▶ _TASK DETAILS_
Drop every picture, then transcribe the remaining data exactly.

▶ _RECORDED DATA_

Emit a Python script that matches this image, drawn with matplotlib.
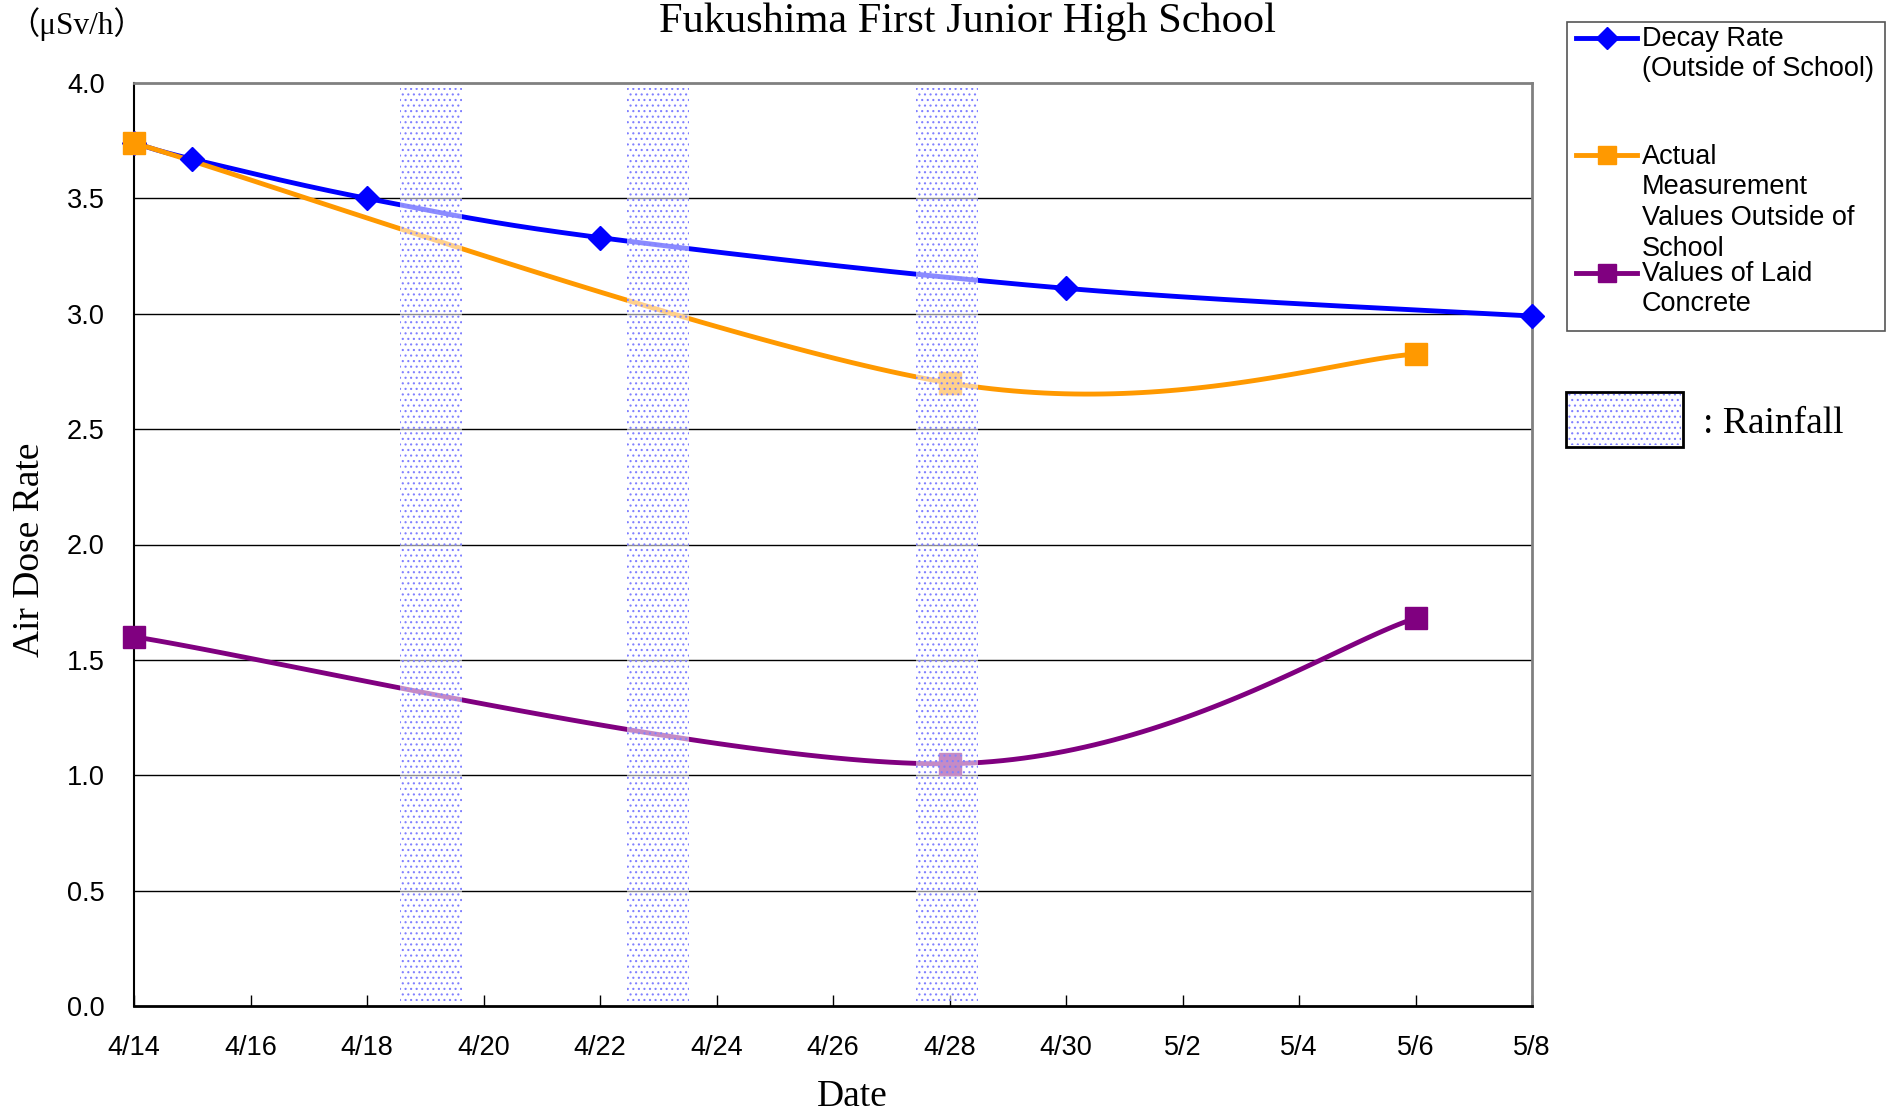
import numpy as np
import pandas as pd
import matplotlib
matplotlib.use("Agg")
import matplotlib.pyplot as plt
import matplotlib.dates as mdates
from matplotlib.lines import Line2D
from matplotlib.patches import Rectangle

# data
decay_dates = ["2011-04-14", "2011-04-15", "2011-04-18", "2011-04-22", "2011-04-30", "2011-05-08"]
decay_vals = [3.74, 3.67, 3.50, 3.33, 3.11, 2.99]

meas_dates = ["2011-04-14", "2011-04-28", "2011-05-06"]
outside_vals = [3.74, 2.70, 2.825]
concrete_vals = [1.60, 1.05, 1.68]

# centres of the rainfall bands
rain_days = ["2011-04-19 02:30", "2011-04-23 00:00", "2011-04-27 23:00"]

tick_dates = pd.date_range("2011-04-14", "2011-05-08", freq="2D")
y_ticks = [0.0, 0.5, 1.0, 1.5, 2.0, 2.5, 3.0, 3.5, 4.0]

W, H = 1890, 1117
SERIF = ["Liberation Serif", "Noto Sans CJK JP"]
SANS = ["Liberation Sans", "DejaVu Sans"]
RAIN_DOT = "#8080ff"


def excel_smooth(x, y, n=60):
    """Bezier smoothing like Excel's 'smoothed line'."""
    x = np.asarray(x, float)
    y = np.asarray(y, float)
    pts = np.column_stack([x, y])
    out = [pts[:1]]
    for i in range(len(pts) - 1):
        p0 = pts[i - 1] if i > 0 else pts[i]
        p1, p2 = pts[i], pts[i + 1]
        p3 = pts[i + 2] if i + 2 < len(pts) else pts[i + 1]
        c1 = p1 + (p2 - p0) / 6
        c2 = p2 - (p3 - p1) / 6
        t = np.linspace(0, 1, n)[1:, None]
        seg = ((1 - t) ** 3) * p1 + 3 * ((1 - t) ** 2) * t * c1 + 3 * (1 - t) * t ** 2 * c2 + t ** 3 * p2
        out.append(seg)
    out = np.vstack(out)
    return out[:, 0], out[:, 1]


def px(x, y):
    return x / W, 1 - y / H


plt.rcParams["hatch.linewidth"] = 0.8

fig = plt.figure(figsize=(18.9, 11.17), dpi=100)
ax = fig.add_axes([134 / W, 1 - 1006 / H, (1532 - 134) / W, (1006 - 83) / H])

xd = mdates.date2num(pd.to_datetime(decay_dates))
xm = mdates.date2num(pd.to_datetime(meas_dates))

series = [
    (xd, decay_vals, "#0000ff", "D", 12),
    (xm, outside_vals, "#ff9900", "s", 16),
    (xm, concrete_vals, "#800080", "s", 16),
]
for x, y, c, m, ms in series:
    sx, sy = excel_smooth(x, y)
    ax.plot(sx, sy, color=c, lw=3.5, zorder=3, solid_capstyle="butt")
    ax.plot(x, y, ls="none", marker=m, ms=ms, color=c, zorder=4, clip_on=False)

# rainfall bands
for d in mdates.date2num(pd.to_datetime(rain_days)):
    ax.axvspan(d - 0.53, d + 0.53, ymin=0.005, ymax=0.995,
               facecolor=(1, 1, 1, 0.55), edgecolor=RAIN_DOT, hatch="...",
               lw=0, zorder=5)

ax.set_xlim(mdates.date2num(tick_dates[0]), mdates.date2num(tick_dates[-1]))
ax.set_ylim(0, 4.0)
ax.set_xticks(mdates.date2num(tick_dates))
ax.set_xticklabels([f"{d.month}/{d.day}" for d in tick_dates])
ax.set_yticks(y_ticks)
ax.set_yticklabels([f"{v:.1f}" for v in y_ticks])
for v in y_ticks[1:-1]:
    ax.axhline(v, color="black", lw=1, zorder=1)

ax.tick_params(axis="x", direction="in", length=8, width=1, pad=21, labelsize=19.5)
ax.tick_params(axis="y", direction="out", length=0, pad=21, labelsize=19.5)
for lab in ax.get_xticklabels() + ax.get_yticklabels():
    lab.set_family(SANS)

ax.spines["left"].set_color("black")
ax.spines["left"].set_linewidth(1.5)
ax.spines["bottom"].set_color("black")
ax.spines["bottom"].set_linewidth(2)
ax.spines["top"].set_color("#808080")
ax.spines["top"].set_linewidth(2)
ax.spines["right"].set_color("#808080")
ax.spines["right"].set_linewidth(2)

# titles and axis labels
fig.text(*px(968, 32), "Fukushima First Junior High School", family=SERIF,
         fontsize=30.5, ha="center", va="baseline")
fig.text(*px(77, 24), "（μSv/h）", family=SERIF, fontsize=22.5, ha="center", va="center")
fig.text(*px(30, 550), "Air Dose Rate", family=SERIF, fontsize=27, rotation=90,
         ha="center", va="center")
fig.text(*px(852, 1097), "Date", family=SERIF, fontsize=27, ha="center", va="center")

# legend box
fig.add_artist(Rectangle(px(1567, 331), (1885 - 1567) / W, (331 - 22) / H,
                         transform=fig.transFigure, fill=False, ec="#555555", lw=1.2))
legend_rows = [
    ("#0000ff", "D", 11, 38, ["Decay Rate", "(Outside of School)"], 39),
    ("#ff9900", "s", 13, 155, ["Actual", "Measurement", "Values Outside of", "School"], 157),
    ("#800080", "s", 13, 273, ["Values of Laid", "Concrete"], 274),
]
for c, m, ms, hy, lines, ty in legend_rows:
    fig.add_artist(Line2D([1576 / W, 1637 / W], [1 - hy / H] * 2, color=c, lw=3.5,
                          transform=fig.transFigure))
    fig.add_artist(Line2D([1607 / W], [1 - hy / H], color=c, marker=m, ms=ms,
                          transform=fig.transFigure))
    for k, t in enumerate(lines):
        fig.text(*px(1642, ty + 30.5 * k), t, family=SANS, fontsize=19.5,
                 ha="left", va="center")

# rainfall key
fig.add_artist(Rectangle(px(1566, 447), (1683 - 1566) / W, (447 - 392) / H,
                         transform=fig.transFigure, facecolor="white",
                         edgecolor="black", lw=2))
fig.add_artist(Rectangle(px(1568, 445), (1681 - 1568) / W, (445 - 394) / H,
                         transform=fig.transFigure, facecolor=(1, 1, 1, 0),
                         edgecolor=RAIN_DOT, hatch="...", lw=0))
fig.text(*px(1703, 424), ": Rainfall", family=SERIF, fontsize=27, ha="left", va="center")

fig.savefig("out.png", dpi=100)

▶ _COMPLETE ANSWER_
Emit a Python script that matches this image, drawn with matplotlib.
import numpy as np
import pandas as pd
import matplotlib
matplotlib.use("Agg")
import matplotlib.pyplot as plt
import matplotlib.dates as mdates
from matplotlib.lines import Line2D
from matplotlib.patches import Rectangle

# data
decay_dates = ["2011-04-14", "2011-04-15", "2011-04-18", "2011-04-22", "2011-04-30", "2011-05-08"]
decay_vals = [3.74, 3.67, 3.50, 3.33, 3.11, 2.99]

meas_dates = ["2011-04-14", "2011-04-28", "2011-05-06"]
outside_vals = [3.74, 2.70, 2.825]
concrete_vals = [1.60, 1.05, 1.68]

# centres of the rainfall bands
rain_days = ["2011-04-19 02:30", "2011-04-23 00:00", "2011-04-27 23:00"]

tick_dates = pd.date_range("2011-04-14", "2011-05-08", freq="2D")
y_ticks = [0.0, 0.5, 1.0, 1.5, 2.0, 2.5, 3.0, 3.5, 4.0]

W, H = 1890, 1117
SERIF = ["Liberation Serif", "Noto Sans CJK JP"]
SANS = ["Liberation Sans", "DejaVu Sans"]
RAIN_DOT = "#8080ff"


def excel_smooth(x, y, n=60):
    """Bezier smoothing like Excel's 'smoothed line'."""
    x = np.asarray(x, float)
    y = np.asarray(y, float)
    pts = np.column_stack([x, y])
    out = [pts[:1]]
    for i in range(len(pts) - 1):
        p0 = pts[i - 1] if i > 0 else pts[i]
        p1, p2 = pts[i], pts[i + 1]
        p3 = pts[i + 2] if i + 2 < len(pts) else pts[i + 1]
        c1 = p1 + (p2 - p0) / 6
        c2 = p2 - (p3 - p1) / 6
        t = np.linspace(0, 1, n)[1:, None]
        seg = ((1 - t) ** 3) * p1 + 3 * ((1 - t) ** 2) * t * c1 + 3 * (1 - t) * t ** 2 * c2 + t ** 3 * p2
        out.append(seg)
    out = np.vstack(out)
    return out[:, 0], out[:, 1]


def px(x, y):
    return x / W, 1 - y / H


plt.rcParams["hatch.linewidth"] = 0.8

fig = plt.figure(figsize=(18.9, 11.17), dpi=100)
ax = fig.add_axes([134 / W, 1 - 1006 / H, (1532 - 134) / W, (1006 - 83) / H])

xd = mdates.date2num(pd.to_datetime(decay_dates))
xm = mdates.date2num(pd.to_datetime(meas_dates))

series = [
    (xd, decay_vals, "#0000ff", "D", 12),
    (xm, outside_vals, "#ff9900", "s", 16),
    (xm, concrete_vals, "#800080", "s", 16),
]
for x, y, c, m, ms in series:
    sx, sy = excel_smooth(x, y)
    ax.plot(sx, sy, color=c, lw=3.5, zorder=3, solid_capstyle="butt")
    ax.plot(x, y, ls="none", marker=m, ms=ms, color=c, zorder=4, clip_on=False)

# rainfall bands
for d in mdates.date2num(pd.to_datetime(rain_days)):
    ax.axvspan(d - 0.53, d + 0.53, ymin=0.005, ymax=0.995,
               facecolor=(1, 1, 1, 0.55), edgecolor=RAIN_DOT, hatch="...",
               lw=0, zorder=5)

ax.set_xlim(mdates.date2num(tick_dates[0]), mdates.date2num(tick_dates[-1]))
ax.set_ylim(0, 4.0)
ax.set_xticks(mdates.date2num(tick_dates))
ax.set_xticklabels([f"{d.month}/{d.day}" for d in tick_dates])
ax.set_yticks(y_ticks)
ax.set_yticklabels([f"{v:.1f}" for v in y_ticks])
for v in y_ticks[1:-1]:
    ax.axhline(v, color="black", lw=1, zorder=1)

ax.tick_params(axis="x", direction="in", length=8, width=1, pad=21, labelsize=19.5)
ax.tick_params(axis="y", direction="out", length=0, pad=21, labelsize=19.5)
for lab in ax.get_xticklabels() + ax.get_yticklabels():
    lab.set_family(SANS)

ax.spines["left"].set_color("black")
ax.spines["left"].set_linewidth(1.5)
ax.spines["bottom"].set_color("black")
ax.spines["bottom"].set_linewidth(2)
ax.spines["top"].set_color("#808080")
ax.spines["top"].set_linewidth(2)
ax.spines["right"].set_color("#808080")
ax.spines["right"].set_linewidth(2)

# titles and axis labels
fig.text(*px(968, 32), "Fukushima First Junior High School", family=SERIF,
         fontsize=30.5, ha="center", va="baseline")
fig.text(*px(77, 24), "（μSv/h）", family=SERIF, fontsize=22.5, ha="center", va="center")
fig.text(*px(30, 550), "Air Dose Rate", family=SERIF, fontsize=27, rotation=90,
         ha="center", va="center")
fig.text(*px(852, 1097), "Date", family=SERIF, fontsize=27, ha="center", va="center")

# legend box
fig.add_artist(Rectangle(px(1567, 331), (1885 - 1567) / W, (331 - 22) / H,
                         transform=fig.transFigure, fill=False, ec="#555555", lw=1.2))
legend_rows = [
    ("#0000ff", "D", 11, 38, ["Decay Rate", "(Outside of School)"], 39),
    ("#ff9900", "s", 13, 155, ["Actual", "Measurement", "Values Outside of", "School"], 157),
    ("#800080", "s", 13, 273, ["Values of Laid", "Concrete"], 274),
]
for c, m, ms, hy, lines, ty in legend_rows:
    fig.add_artist(Line2D([1576 / W, 1637 / W], [1 - hy / H] * 2, color=c, lw=3.5,
                          transform=fig.transFigure))
    fig.add_artist(Line2D([1607 / W], [1 - hy / H], color=c, marker=m, ms=ms,
                          transform=fig.transFigure))
    for k, t in enumerate(lines):
        fig.text(*px(1642, ty + 30.5 * k), t, family=SANS, fontsize=19.5,
                 ha="left", va="center")

# rainfall key
fig.add_artist(Rectangle(px(1566, 447), (1683 - 1566) / W, (447 - 392) / H,
                         transform=fig.transFigure, facecolor="white",
                         edgecolor="black", lw=2))
fig.add_artist(Rectangle(px(1568, 445), (1681 - 1568) / W, (445 - 394) / H,
                         transform=fig.transFigure, facecolor=(1, 1, 1, 0),
                         edgecolor=RAIN_DOT, hatch="...", lw=0))
fig.text(*px(1703, 424), ": Rainfall", family=SERIF, fontsize=27, ha="left", va="center")

fig.savefig("out.png", dpi=100)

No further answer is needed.